The walls in Computer Village are murals celebrating consumption. Facades are painted a single color: aqua blue, turquoise green, bright red, then punctuated with branding: TECNO, Wiko, bontel, GIONEE. Nestled in front of the building, rainbows of umbrellas continue the conversation: infinix, NOKIA, SAMSUNG, HUAWEI. Vendors sell anything and everything related to technology: sparkly phone covers, chargers, monitors, spare screens, used and new phones. Shops range from portable boards and boxes to cramped storefronts and boutiques inside the layered shopping complexes.
The streets are home to a constant stream of people, everyone walking through the market clutching their phones, here for some business. Along the edges agents try to steer would be customers to their shops: “What do you want? IPhone? Samsung? Come this way…” They shout above the din of dozens of generators; each shop has their own power supply, and they sprawl from the buildings into the street, quaking and smoking.
The place is about the materiality of a virtual world. Here a phone is an object, before it is a means of communication. Already 94% of Nigerians have access to a mobile phone, and in 2016 alone there were 15.5 million new smartphone users. Computer Village is one of the main distribution hubs for Lagos. It is a blur of transactions.
There are innovative phone engineers here who crack open memory boards to replace tiny microchips with parts salvaged from other broken phones. “They don’t repair this in Europe,” Adeola Kayode, one engineer explained, “they just replace the whole board. But we fix it here.” When finally phones are beyond repair, they are sold to recyclers.

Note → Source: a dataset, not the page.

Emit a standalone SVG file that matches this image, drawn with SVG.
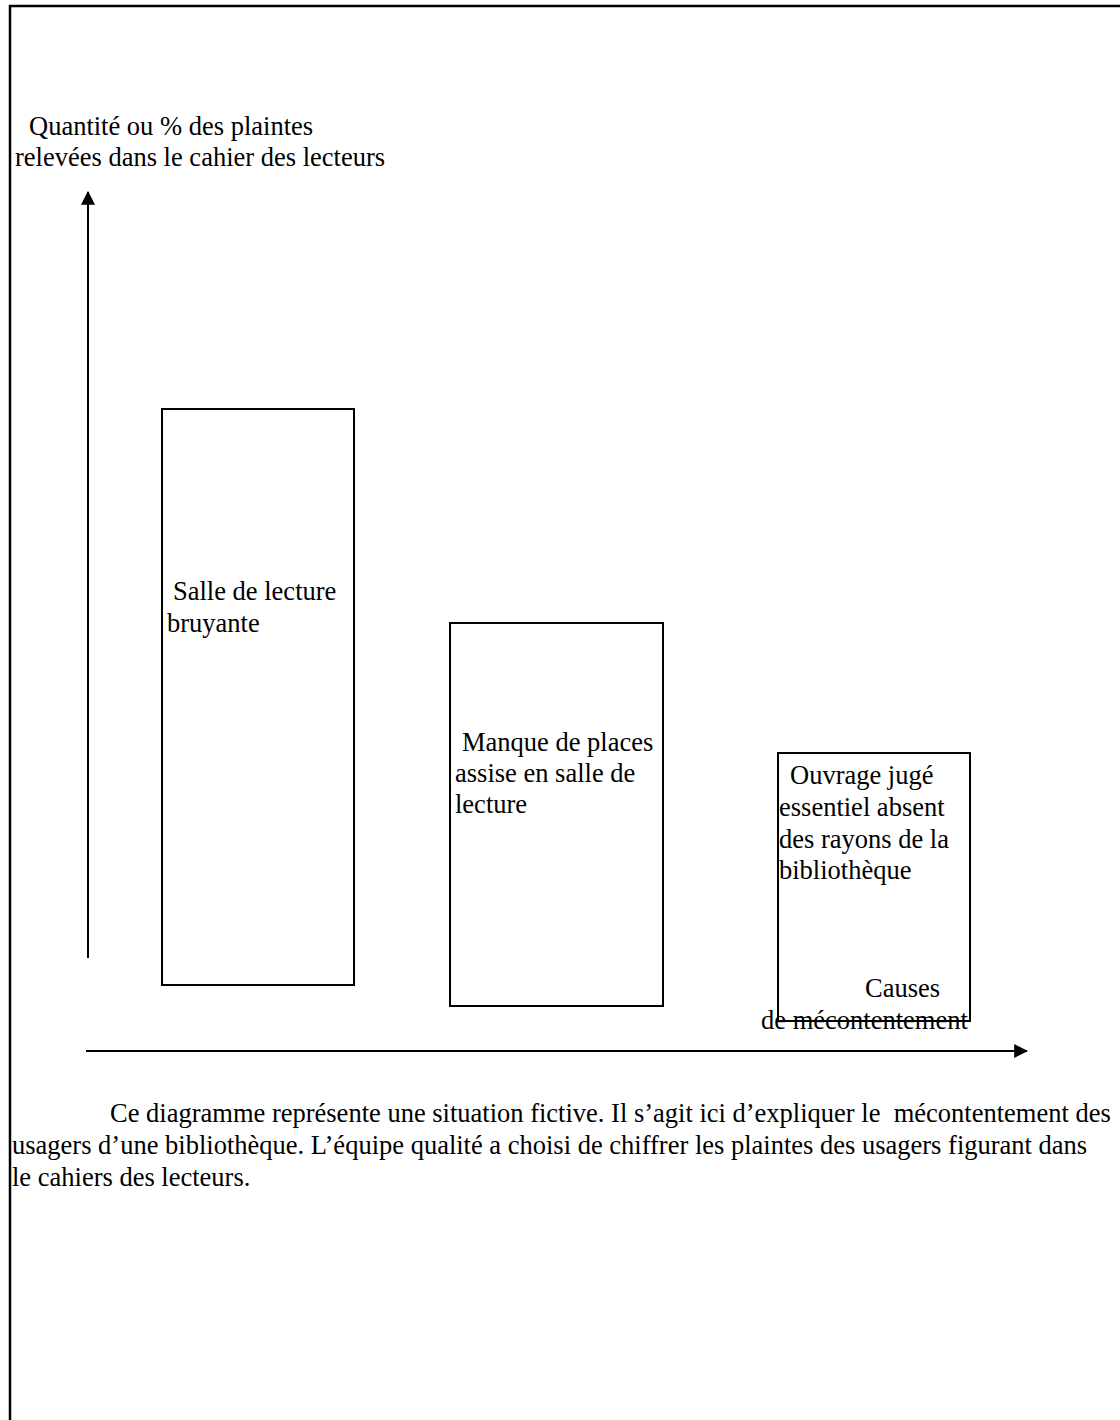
<svg xmlns="http://www.w3.org/2000/svg" width="1120" height="1420" viewBox="0 0 1120 1420">
  <style>
    text { font-family: "Liberation Serif", "Times New Roman", serif; font-size: 26.5px; fill: #000; white-space: pre; }
    .bar { fill: #fff; stroke: #000; stroke-width: 2; }
    .axis { stroke: #000; stroke-width: 2; fill: none; }
    .frame { stroke: #000; stroke-width: 2.5; fill: none; }
  </style>
  <defs>
    <marker id="arrow" viewBox="0 0 12 12" refX="11" refY="6" markerWidth="7" markerHeight="7" orient="auto" markerUnits="strokeWidth">
      <path d="M0,0 L12,6 L0,12 Z" fill="#000"/>
    </marker>
  </defs>

  <rect width="1120" height="1420" fill="#fff"/>

  <!-- page frame (top and left rules) -->
  <path class="frame" d="M10,1420 L10,6 L1120,6"/>

  <!-- axis title -->
  <g id="y-axis-title">
    <text x="29" y="135">Quantité ou % des plaintes</text>
    <text x="15" y="166">relevées dans le cahier des lecteurs</text>
  </g>

  <!-- bars -->
  <g id="bar-salle-bruyante">
    <rect class="bar" x="162" y="409" width="192" height="576"/>
    <text x="173" y="600">Salle de lecture</text>
    <text x="167" y="632">bruyante</text>
  </g>

  <g id="bar-manque-places">
    <rect class="bar" x="450" y="623" width="213" height="383"/>
    <text x="462" y="751">Manque de places</text>
    <text x="455" y="782">assise en salle de</text>
    <text x="455" y="813">lecture</text>
  </g>

  <g id="bar-ouvrage-absent">
    <rect class="bar" x="778" y="753" width="192" height="268"/>
    <text x="790" y="784">Ouvrage jugé</text>
    <text x="779" y="816">essentiel absent</text>
    <text x="779" y="848">des rayons de la</text>
    <text x="779" y="879">bibliothèque</text>
  </g>

  <!-- axes -->
  <g id="connectors">
    <line class="axis" x1="88" y1="958" x2="88" y2="192" marker-end="url(#arrow)"/>
    <line class="axis" x1="86" y1="1051" x2="1027" y2="1051" marker-end="url(#arrow)"/>
  </g>

  <!-- x axis title -->
  <g id="x-axis-title">
    <text x="865" y="997">Causes</text>
    <text x="761" y="1029">de mécontentement</text>
  </g>

  <!-- caption -->
  <g id="caption">
    <text x="110" y="1122">Ce diagramme représente une situation fictive. Il s’agit ici d’expliquer le  mécontentement des</text>
    <text x="12" y="1154">usagers d’une bibliothèque. L’équipe qualité a choisi de chiffrer les plaintes des usagers figurant dans</text>
    <text x="12" y="1186">le cahiers des lecteurs.</text>
  </g>
</svg>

Back behind the market, the same goods are for sale, but inside out, exposed like shiny, metallic intestines. Here the brands are invisible, and the computer as object is barely recognizable. People like Tijjani, an e-waste vendor from Kano, and his workers sort, weigh and resell electronic parts to customers, often from China, who melt them down to separate raw materials and start the production process again.
At Tijjani’s shop the ground is littered with broken screens and computer keys. In his back room massive sacks are stuffed with memory boards and hard drives. Porters enter with old monitors balanced on their heads; sorters lounge on piles of broken mechanical bodies. There is no marketing here, but this too is part of the insatiable appetite for technology. This photo series follows Tijjani’s typical transaction chain, exposing the market behind the market at Computer Village.